Journalist Vuyo Mvoko wins case against SABC

Mvoko was one of the so-called SABC 8 journalists who spoke out against censorship at the public broadcaster.


Former SABC senior freelance journalist, Vuyo Mvoko, on Friday won his legal case against the public broadcaster at the Supreme Court of Appeal (SCA) in Bloemfontein.

The SABC has been ordered to pay the costs of the case.

Mvoko approached the SCA to appeal the SABC’s decision to terminate his contract as the broadcaster’s contributing editor after he spoke out against the SABC’s controversial editorial policy not to televise visuals of violent protest action in May last year.

The ban on the airing of images of destructive protests was subsequently found to be illegal by the Independent Communications Authority of South Africa (Icasa).

In August last year, the South Gauteng High Court in Johannesburg dismissed Mvoko’s application to have his contract protected.
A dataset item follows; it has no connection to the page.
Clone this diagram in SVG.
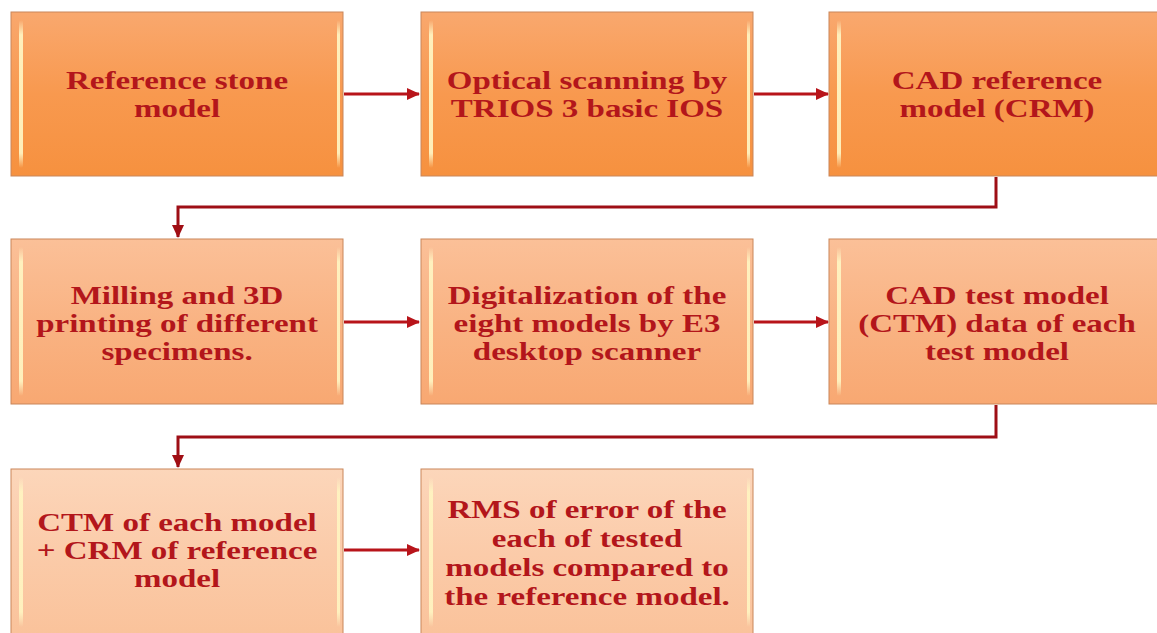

His three-year contract with the SABC, reportedly signed on April 1, 2016, expires in 2019.

“We were not given a hearing at the high court. The judge felt that we were putting the cart before the horse because the SABC had not taken a final decision on what to do with me. We tried to argue for all intends and purposes, the SABC wanted to get rid of me,” Mvoko told his current employer eNCA on Friday.

He was one of the so-called “SABC 8” journalists – Foeta Krige, Krivani Pillay, Thandeka Gqubule, Busisiwe Ntuli, Lukhanyo Calata, Jacques Steenkamp, and the late Suna Venter – who challenged the protest ban and got fired in July 2016.

Seven of the SABC 8 were later re-instated after they filed an urgent application to have their dismissals set aside by the Labour Court. However, Mvoko was the only journalist who was not employed permanently by the national broadcaster.

“There were bigger issues as the so-called SABC 8 we were involved in. That was to make sure that no journalist at the SABC ever gets to go through what we had to go through,” he said.

“People should no longer be afraid to speak out. What the court today [Friday] underscored was the fact that the SABC belongs to all of us, not a Hlaudi Motsoeneng [former SABC COO], not minister Faith Muthambi [former communications minister] or some other person who may think they are more powerful than the other.”